Corriere della Sera, 3 febbraio 2018
Esce il canone Rai, dentro mango e avocado
ROMA La prima arrivò in piazza San Babila, a Milano. Era il 10 febbraio 1952. Poi le cabine telefoniche si sono moltiplicate, fino a superare quota 100 mila. Negli ultimi anni sono uscite dalla nostra vita di tutti i giorni. E adesso, con comodo, escono pure dal paniere dell’Istat, l’elenco dei 1.489 prodotti usati per misurare l’inflazione. Anche l’Istituto di statistica fa un po’ di turn over. E, come a ogni inizio d’anno, aggiorna la sua lista in base ai cambiamenti nelle abitudini dei consumatori.
L’esclusione della spesa per la «telefonia pubblica», tecnicamente si chiama così, era attesa da tempo. Inevitabile in un Paese con più cellulari che persone, ne abbiamo 1,58 a testa. Forse in ritardo rispetto alla storia visto che la cabine ancora in vita sono appena 18 mila, e vedere qualcuno che le usa è ormai un evento. Ci vuole sempre un po’ di tempo per adattare l’elenco alle abitudini degli italiani: la badanti e i voli low cost, per dire, sono entrati solo nel 2010, mentre l’estetista è entrata nel 2005. Un’altra uscita eccellente è quella del canone Rai.

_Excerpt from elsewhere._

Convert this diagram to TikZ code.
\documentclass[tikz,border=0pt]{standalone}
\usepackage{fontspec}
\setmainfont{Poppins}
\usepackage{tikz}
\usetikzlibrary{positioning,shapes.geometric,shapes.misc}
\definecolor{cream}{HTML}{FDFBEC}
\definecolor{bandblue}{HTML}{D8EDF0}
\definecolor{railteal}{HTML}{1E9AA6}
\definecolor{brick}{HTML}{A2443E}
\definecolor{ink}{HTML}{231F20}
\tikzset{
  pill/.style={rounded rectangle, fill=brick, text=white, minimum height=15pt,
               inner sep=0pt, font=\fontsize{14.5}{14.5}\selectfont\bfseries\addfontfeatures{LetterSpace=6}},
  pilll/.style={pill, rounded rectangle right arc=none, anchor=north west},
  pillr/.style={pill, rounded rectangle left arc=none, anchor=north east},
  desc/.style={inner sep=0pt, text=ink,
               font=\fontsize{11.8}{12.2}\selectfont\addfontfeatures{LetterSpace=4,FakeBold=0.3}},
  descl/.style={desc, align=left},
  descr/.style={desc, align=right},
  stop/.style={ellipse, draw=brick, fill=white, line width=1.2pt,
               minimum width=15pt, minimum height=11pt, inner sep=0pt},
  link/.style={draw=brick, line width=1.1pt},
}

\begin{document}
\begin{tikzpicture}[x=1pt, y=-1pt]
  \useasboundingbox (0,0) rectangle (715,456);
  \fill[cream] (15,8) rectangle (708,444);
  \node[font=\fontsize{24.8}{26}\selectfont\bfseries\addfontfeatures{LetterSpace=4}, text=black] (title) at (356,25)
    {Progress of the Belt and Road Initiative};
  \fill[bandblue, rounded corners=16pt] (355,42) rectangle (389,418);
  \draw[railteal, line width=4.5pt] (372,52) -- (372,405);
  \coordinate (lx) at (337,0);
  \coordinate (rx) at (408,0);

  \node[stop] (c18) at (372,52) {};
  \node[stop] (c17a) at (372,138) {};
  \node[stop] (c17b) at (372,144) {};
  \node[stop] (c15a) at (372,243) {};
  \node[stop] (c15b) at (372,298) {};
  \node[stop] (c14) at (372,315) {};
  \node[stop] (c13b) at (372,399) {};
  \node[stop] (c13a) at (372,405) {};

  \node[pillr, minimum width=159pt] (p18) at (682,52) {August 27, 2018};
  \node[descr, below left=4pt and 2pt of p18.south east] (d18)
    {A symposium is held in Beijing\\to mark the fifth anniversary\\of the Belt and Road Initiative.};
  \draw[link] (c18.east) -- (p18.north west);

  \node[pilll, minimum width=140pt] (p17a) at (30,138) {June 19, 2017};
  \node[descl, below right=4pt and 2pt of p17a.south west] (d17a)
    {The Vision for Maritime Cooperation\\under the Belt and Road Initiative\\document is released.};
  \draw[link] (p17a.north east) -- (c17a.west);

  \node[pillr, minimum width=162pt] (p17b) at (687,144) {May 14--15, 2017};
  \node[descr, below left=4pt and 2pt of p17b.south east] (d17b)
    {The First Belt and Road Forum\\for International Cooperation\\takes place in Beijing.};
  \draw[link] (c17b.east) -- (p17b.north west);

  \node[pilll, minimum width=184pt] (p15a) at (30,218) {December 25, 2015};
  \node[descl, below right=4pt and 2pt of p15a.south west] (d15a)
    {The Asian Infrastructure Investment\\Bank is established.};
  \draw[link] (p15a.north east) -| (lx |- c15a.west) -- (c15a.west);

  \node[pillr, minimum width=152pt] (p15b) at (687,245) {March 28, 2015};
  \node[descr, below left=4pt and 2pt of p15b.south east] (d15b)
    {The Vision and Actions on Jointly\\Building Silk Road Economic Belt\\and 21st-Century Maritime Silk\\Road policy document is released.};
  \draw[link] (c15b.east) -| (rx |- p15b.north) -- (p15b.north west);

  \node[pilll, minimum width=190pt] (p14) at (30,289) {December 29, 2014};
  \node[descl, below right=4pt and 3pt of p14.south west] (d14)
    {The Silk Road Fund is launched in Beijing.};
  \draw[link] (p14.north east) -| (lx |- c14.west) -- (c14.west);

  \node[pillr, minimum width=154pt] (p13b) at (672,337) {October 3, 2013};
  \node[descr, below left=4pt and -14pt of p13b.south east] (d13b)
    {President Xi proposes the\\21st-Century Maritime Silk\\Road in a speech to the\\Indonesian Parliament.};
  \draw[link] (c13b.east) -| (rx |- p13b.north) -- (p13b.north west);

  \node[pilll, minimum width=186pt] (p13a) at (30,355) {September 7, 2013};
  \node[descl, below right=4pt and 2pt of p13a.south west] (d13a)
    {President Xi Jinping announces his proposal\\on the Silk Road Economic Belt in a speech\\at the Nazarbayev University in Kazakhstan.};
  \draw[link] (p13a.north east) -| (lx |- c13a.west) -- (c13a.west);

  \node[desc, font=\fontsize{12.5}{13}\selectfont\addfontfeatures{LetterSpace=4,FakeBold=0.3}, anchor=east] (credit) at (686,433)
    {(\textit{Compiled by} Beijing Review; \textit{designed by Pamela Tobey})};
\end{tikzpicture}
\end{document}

Qui la spiegazione è tecnica: adesso che è stato assorbito nella bolletta elettrica, il canone non è più un prezzo che si paga per avere un servizio. Ma, di fatto, una tassa sul possesso del televisore. E le tasse non possono far parte del paniere. Restano dentro invece gli abbonamenti per le tv a pagamento. L’ultima uscita è quella del lettore Mp4, una delle tante vittime degli smartphone.

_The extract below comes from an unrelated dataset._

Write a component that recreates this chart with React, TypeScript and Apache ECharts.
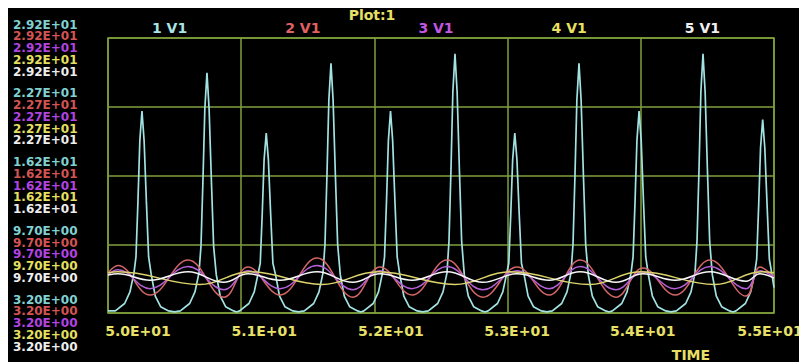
import React, { useEffect, useRef } from "react";
import * as echarts from "echarts";

// ---- data ----
const seriesNames = ["1 V1", "2 V1", "3 V1", "4 V1", "5 V1"];
const timeRange = [50, 55];
const timeStep = 1;
const voltRange = [3.2, 29.2];
const voltStep = 6.5;

// trace 1 (cyan): spiky waveform
const cyanTime = [
  50.0, 50.055, 50.125, 50.165, 50.195, 50.21, 50.225, 50.239, 50.255, 50.271, 50.288, 50.305, 50.325, 50.355, 50.395, 50.455,
  50.5, 50.543, 50.613, 50.653, 50.683, 50.698, 50.713, 50.727, 50.743, 50.759, 50.776, 50.793, 50.813, 50.843, 50.883, 50.943,
  50.965, 50.988, 51.058, 51.098, 51.128, 51.143, 51.158, 51.172, 51.188, 51.204, 51.221, 51.238, 51.258, 51.288, 51.328, 51.388,
  51.431, 51.474, 51.544, 51.584, 51.614, 51.629, 51.644, 51.658, 51.674, 51.69, 51.707, 51.724, 51.744, 51.774, 51.814, 51.874,
  51.898, 51.921, 51.991, 52.031, 52.061, 52.076, 52.091, 52.105, 52.121, 52.137, 52.154, 52.171, 52.191, 52.221, 52.261, 52.321,
  52.363, 52.405, 52.475, 52.515, 52.545, 52.56, 52.575, 52.589, 52.605, 52.621, 52.638, 52.655, 52.675, 52.705, 52.745, 52.805,
  52.83, 52.854, 52.924, 52.964, 52.994, 53.009, 53.024, 53.038, 53.054, 53.07, 53.087, 53.104, 53.124, 53.154, 53.194, 53.254,
  53.295, 53.336, 53.406, 53.446, 53.476, 53.491, 53.506, 53.52, 53.536, 53.552, 53.569, 53.586, 53.606, 53.636, 53.676, 53.736,
  53.762, 53.787, 53.857, 53.897, 53.927, 53.942, 53.957, 53.971, 53.987, 54.003, 54.02, 54.037, 54.057, 54.087, 54.127, 54.187,
  54.227, 54.267, 54.337, 54.377, 54.407, 54.422, 54.437, 54.451, 54.467, 54.483, 54.5, 54.517, 54.537, 54.567, 54.607, 54.667,
  54.691, 54.715, 54.785, 54.825, 54.855, 54.87, 54.885, 54.899, 54.915, 54.931, 54.948, 54.965, 54.985, 55.0,
];
const cyanVolts = [
  3.4, 3.4, 4.1, 5.2, 7.0, 8.5, 13.8, 19.5, 22.3, 19.5, 13.8, 8.5, 6.8, 4.8, 3.8, 3.4,
  3.3, 3.4, 4.1, 5.2, 7.0, 9.5, 15.8, 22.5, 25.9, 22.5, 15.8, 9.5, 6.8, 4.8, 3.8, 3.4,
  3.3, 3.4, 4.1, 5.2, 7.0, 7.9, 12.6, 17.7, 20.2, 17.7, 12.6, 7.9, 6.8, 4.8, 3.8, 3.4,
  3.3, 3.4, 4.1, 5.2, 7.0, 9.7, 16.3, 23.3, 26.8, 23.3, 16.3, 9.7, 6.8, 4.8, 3.8, 3.4,
  3.3, 3.4, 4.1, 5.2, 7.0, 8.5, 13.8, 19.5, 22.3, 19.5, 13.8, 8.5, 6.8, 4.8, 3.8, 3.4,
  3.3, 3.4, 4.1, 5.2, 7.0, 10.0, 16.8, 24.1, 27.7, 24.1, 16.8, 10.0, 6.8, 4.8, 3.8, 3.4,
  3.3, 3.4, 4.1, 5.2, 7.0, 7.9, 12.6, 17.7, 20.2, 17.7, 12.6, 7.9, 6.8, 4.8, 3.8, 3.4,
  3.3, 3.4, 4.1, 5.2, 7.0, 9.7, 16.3, 23.3, 26.8, 23.3, 16.3, 9.7, 6.8, 4.8, 3.8, 3.4,
  3.3, 3.4, 4.1, 5.2, 7.0, 8.5, 13.8, 19.5, 22.3, 19.5, 13.8, 8.5, 6.8, 4.8, 3.8, 3.4,
  3.3, 3.4, 4.1, 5.2, 7.0, 10.0, 16.8, 24.1, 27.7, 24.1, 16.8, 10.0, 6.8, 4.8, 3.8, 3.4,
  3.3, 3.4, 4.1, 5.2, 7.0, 8.3, 13.4, 18.8, 21.5, 18.8, 13.4, 8.3, 6.8, 5.6,
];

// traces 2, 3, 5 (red, magenta, white): shared turning-point times
const waveTime = [
  50.0, 50.075, 50.315, 50.601, 50.871, 51.051, 51.291, 51.569, 51.839, 52.042, 52.282, 52.545,
  52.815, 53.071, 53.311, 53.544, 53.814, 54.017, 54.257, 54.52, 54.79, 54.895, 55.0,
];
const redVolts = [7.0, 7.7, 4.9, 8.2, 4.7, 7.55, 4.9, 8.4, 4.7, 7.55, 4.9, 8.2, 4.7, 7.55, 4.9, 8.2, 4.7, 7.45, 4.9, 8.2, 4.8, 7.55, 6.6];
const magentaVolts = [6.8, 7.3, 5.5, 7.6, 5.4, 7.2, 5.5, 7.7, 5.4, 7.2, 5.5, 7.6, 5.4, 7.2, 5.5, 7.6, 5.4, 7.1, 5.5, 7.6, 5.5, 7.2, 6.6];
const whiteVolts = [6.8, 6.9, 6.3, 7.1, 6.1, 6.9, 6.3, 7.1, 6.1, 6.9, 6.3, 7.1, 6.1, 6.9, 6.3, 7.1, 6.1, 6.9, 6.3, 7.1, 6.2, 6.9, 6.5];

// trace 4 (yellow)
const yellowTime = [50.0, 50.075, 50.691, 51.066, 51.607, 52.027, 52.605, 53.018, 53.619, 53.994, 54.557, 54.91, 55.0];
const yellowVolts = [7.0, 7.1, 5.9, 7.1, 5.9, 7.1, 5.9, 7.1, 5.9, 7.1, 5.9, 7.1, 7.0];

// ---- styles ----
const traceColors = ["#a2e2e2", "#d46666", "#b660d8", "#dcd46c", "#f6f6f6"];
const labelColors = ["#80d2d2", "#d45454", "#b244e2", "#e6e060", "#eeeeee"];
const legendColors = ["#a8e4e4", "#e06262", "#c456e0", "#e8e060", "#f0f0f0"];
const gridColor = "#7fa03c";
const yellowText = "#e8e066";
const FONT = "DejaVu Sans";

const fmtExp = (v: number, d: number) => {
  const [m, e] = v.toExponential(d).split("e");
  const n = parseInt(e, 10);
  return `${m}E${n < 0 ? "-" : "+"}${String(Math.abs(n)).padStart(2, "0")}`;
};

const pairs = (t: number[], v: number[]) => t.map((x, i) => [x, v[i]]);

export default function App() {
  const ref = useRef<HTMLDivElement>(null);
  useEffect(() => {
    if (!ref.current) return;
    const chart = echarts.init(ref.current, undefined, { renderer: "svg" });
    const yBase = { fontFamily: FONT, fontWeight: "bold", fontSize: 12, lineHeight: 11.75 };
    const xBase = { fontFamily: FONT, fontWeight: "bold", fontSize: 14, color: yellowText };
    const xShift = [60, 46, 33, 19, 4, -8];
    const xRich: any = {};
    xShift.forEach((s, i) => {
      xRich["x" + i] = { ...xBase, padding: s >= 0 ? [0, 0, 0, s] : [0, -s, 0, 0] };
    });
    const keys = ["c", "r", "m", "y", "w"];
    const yRich: any = {};
    keys.forEach((k, i) => (yRich[k] = { ...yBase, color: labelColors[i] }));

    const data = [
      pairs(cyanTime, cyanVolts),
      pairs(waveTime, redVolts),
      pairs(waveTime, magentaVolts),
      pairs(yellowTime, yellowVolts),
      pairs(waveTime, whiteVolts),
    ];

    chart.setOption({
      animation: false,
      backgroundColor: "#000000",
      title: {
        text: "Plot:1",
        left: 359,
        top: -5,
        textAlign: "center",
        textStyle: { color: yellowText, fontFamily: FONT, fontWeight: "bold", fontSize: 14 },
      },
      legend: {
        data: seriesNames.map((n, i) => ({ name: n, textStyle: { color: legendColors[i] } })),
        icon: "none",
        itemWidth: 0,
        itemHeight: 10,
        itemGap: 93,
        left: 134,
        top: 8,
        selectedMode: false,
        textStyle: { fontFamily: FONT, fontWeight: "bold", fontSize: 14 },
      },
      grid: {
        left: 100,
        top: 30,
        right: 33,
        bottom: 49,
        show: true,
        borderColor: gridColor,
        borderWidth: 1.5,
        containLabel: false,
        outerBoundsMode: "none",
      },
      xAxis: {
        type: "value",
        min: timeRange[0],
        max: timeRange[1],
        interval: timeStep,
        axisLine: { show: false },
        axisTick: { show: false },
        splitLine: { show: true, lineStyle: { color: gridColor, width: 1.5 } },
        axisLabel: {
          margin: 11,
          showMinLabel: true,
          showMaxLabel: true,
          formatter: (v: number, i: number) => `{x${i}|${fmtExp(v, 1)}}`,
          rich: xRich,
        },
        name: "TIME",
        nameLocation: "middle",
        nameGap: 35,
        nameTextStyle: { ...xBase, padding: [0, 0, 0, 500] },
      },
      yAxis: {
        type: "value",
        min: voltRange[0],
        max: voltRange[1],
        interval: voltStep,
        axisLine: { show: false },
        axisTick: { show: false },
        splitLine: { show: true, lineStyle: { color: gridColor, width: 1.5 } },
        axisLabel: {
          align: "left",
          margin: 95,
          padding: [20, 0, 0, 0],
          showMinLabel: true,
          showMaxLabel: true,
          formatter: (v: number) => {
            const s = fmtExp(v, 2);
            return keys.map((k) => `{${k}|${s}}`).join("\n");
          },
          rich: yRich,
        },
      },
      series: seriesNames.map((n, i) => ({
        name: n,
        type: "line",
        data: data[i],
        symbol: "none",
        showSymbol: false,
        smooth: i === 0 ? false : 0.4,
        color: traceColors[i],
        lineStyle: { color: traceColors[i], width: i === 0 ? 1.7 : 1.5 },
        emphasis: { disabled: true },
        z: 2 + i,
      })),
    });
    return () => chart.dispose();
  }, []);
  return <div ref={ref} style={{ width: 799, height: 354, background: "#000" }} />;
}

Se le uscite sono tre, i prodotti che entrano nel paniere sono invece 5. Alla voce frutta esotica spuntano avocado e mango, oggi venduti anche in tutti i vecchi mercati rionali, hanno osservato all’Istat. E che ormai non sono per forza esotici visto che, come fa notare la Coldiretti, con i cambiamenti climatici degli ultimi anni queste produzioni sono sbarcate anche in Italia, in particolare in Sicilia e in Calabria. Entra nel paniere anche la lavasciuga: lavatrice a asciugatrice c’erano già, qui si tratta della singola macchina che fa tutte e due le cose. Ad accompagnarla c’è il robot aspirapolvere, che prima o poi finirà per sottrarre lavoro alle colf. Infine c’è il ritorno dei vini liquorosi, depennati alla fine degli anni 90 quando il vecchio vermouth non andava più di moda. E adesso rientrati nel listone grazie al traino del passito.

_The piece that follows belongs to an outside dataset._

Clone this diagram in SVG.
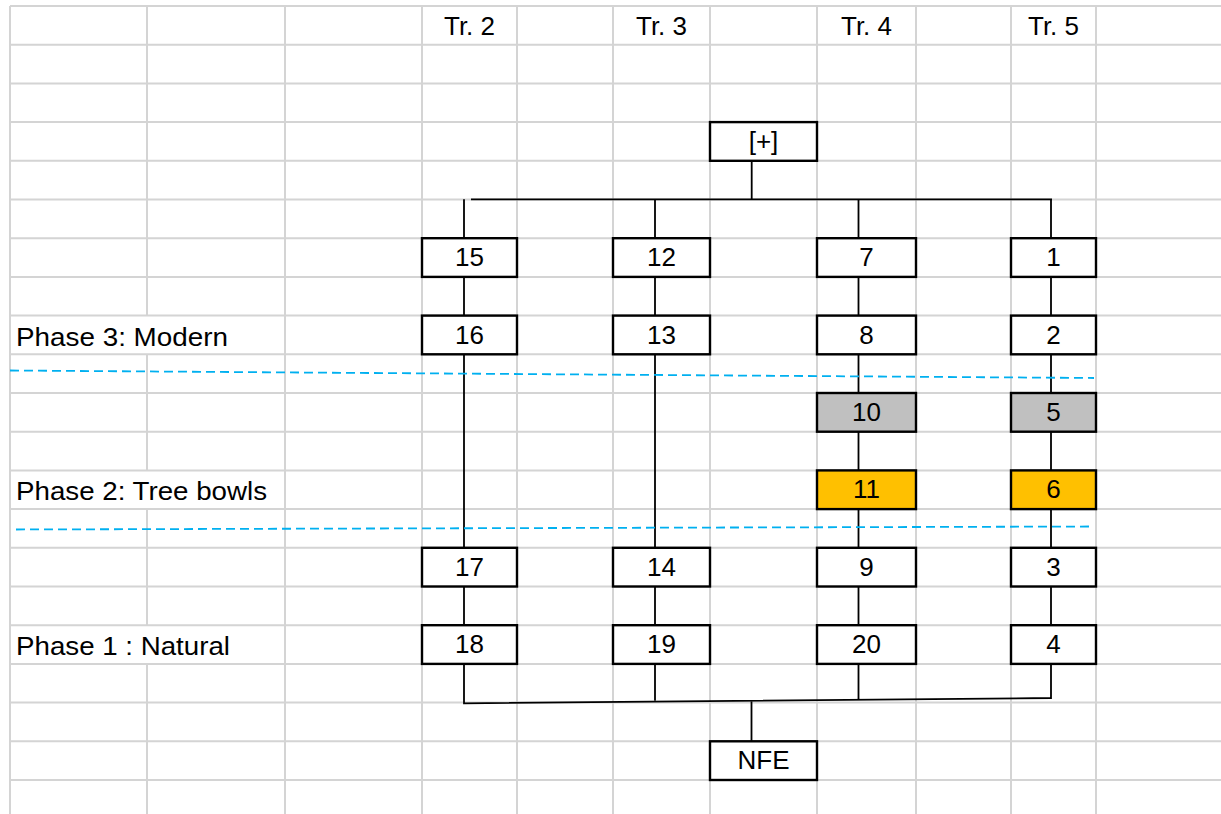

Oltre al turn over c’è anche un’altra novità importante nel paniere di quest’anno. Per la prima volta i prezzi utilizzati non saranno solo controllati sul campo dai rilevatori comunali, che si aggirano tra gli scaffali dei negozi di mezza Italia. Ai loro dati si aggiungeranno quelli trasmessi in automatico dalle casse di 1.781 super e ipermercati, scelti in modo da rappresentare tutto il territorio nazionale.
Insieme all’aggiornamento del paniere, l’Istat ha comunicato ieri anche il dato provvisorio sull’inflazione di gennaio. Rispetto al mese precedente la crescita è dello 0,2%. Rispetto a un anno dello 0,8%. È il dato più basso dal dicembre del 2016.
I prezzi aumentano poco e questa, a prima vista, può sembrare una buona notizia. Ma non è sempre così. Non solo perché se si guarda al cosiddetto carrello della spesa, cioè i prodotti di acquisto più frequente, i prezzi salgono molto di più: dello 0,7% rispetto al mese precedente, dell’1,3% rispetto a un anno prima. Ma anche perché un’inflazione leggermente più robusta, ma comunque sotto il 2%, potrebbe sostenere la ripresa dell’economia. E anche ridurre quel rapporto tra Pil, il Prodotto interno lordo, e il debito pubblico che rappresenta la vera zavorra per il nostro Paese.
Per il momento, però, non ci sono segnali di ripresa. La cosiddetta inflazione di fondo, quella cioè depurata dalle oscillazioni stagionali dei prodotti agricoli ed energetici, è stabile e moderata da diversi mesi. Almeno fino all’inizio dell’estate dovrebbe rimanere così.